A Proposal For Reforming Wall Street
By Cam Hui on January 12, 2009 | More Posts By Cam Hui | Author's Website
The fact that there is a culture of greed and excess
on Wall Street is no secret. The blogger Cunning Realist wrote that in his experience, Wall Streeters are not exactly rocket scientists (and being a rocket scientist has its own problems) but focuses on how to be a BSD:
The culture rewards speed, opportunism, and quite often recklessness. It does not reward what most people consider “intelligence” — advanced mathematics ability, or knowing or caring about the difference between Shia and Sunni.
Efforts to rein in risk are not working because of the culture of revenue generation. A recent survey shows that risk managers are still second-class citizens at banks despite the onset of the financial crisis.
A case of misaligned incentives
The downfall of WaMu, Bear Stearns, Lehman and so on can be laid at the feet of the agency problem.

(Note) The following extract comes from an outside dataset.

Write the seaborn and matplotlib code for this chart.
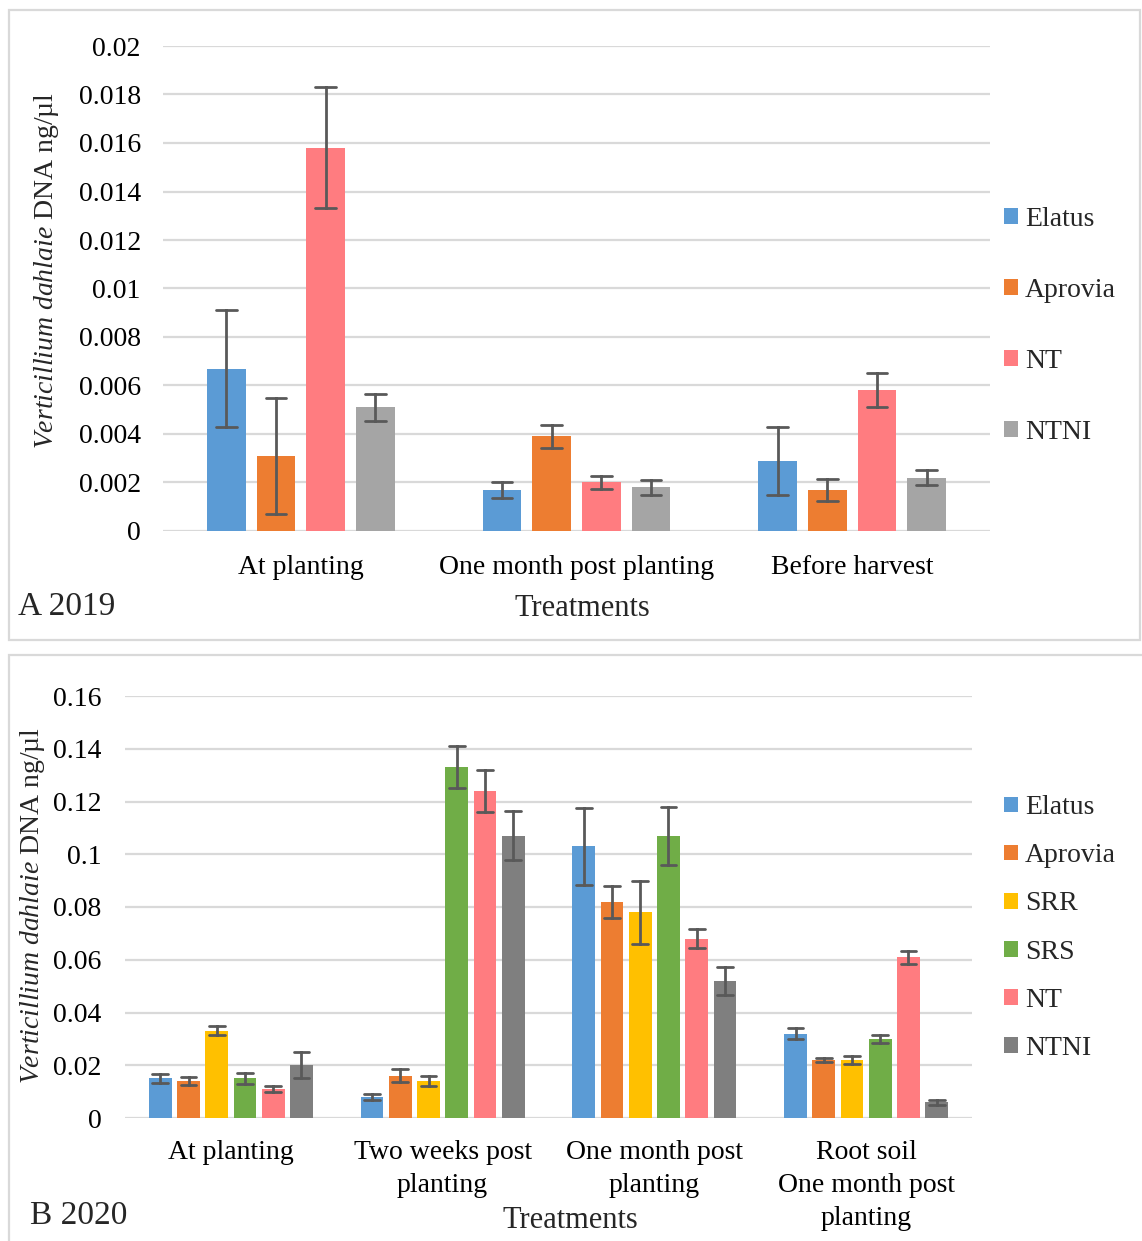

If you work at a bank or broker, your compensation is tied to revenue generation and not risk control. It’s not your money!
Compensation payoffs on Wall Street, whether it’s at an investment bank or hedge fund, are asymmetric. If things go right, the investment banker, broker or hedge fund manager gets a disproportionate part of the upside and the investor gets a limited part. If things go wrong, the investor bears virtually all of the downside.
There is a really simple answer to all this. Bring back the partnership investment bank. Let Goldman Sachs (GS) and all the i-banks be partnerships again. That way, it’s the partners’ money again. If the partners want to lever the balance sheet up to 30-1 or 40-1, let them. If it doesn’t work, the partners get personally wiped out and some may have to declare personal bankruptcy. In the end, the return function becomes symmetric and the net aggregate effects will be positive. I don’t believe that partners of i-banks would collectively be willing to take those kinds of risks again, nor would they be willing to sacrifice long-term liability for short-term profits.
I would like to say that Rubin’s departure from Citigroup (C) marks the end of this era of greed, but until until the incentives are made symmetric and a large portion of future Bob Rubins’ personal wealth are tied up in the investment bank, nothing will change.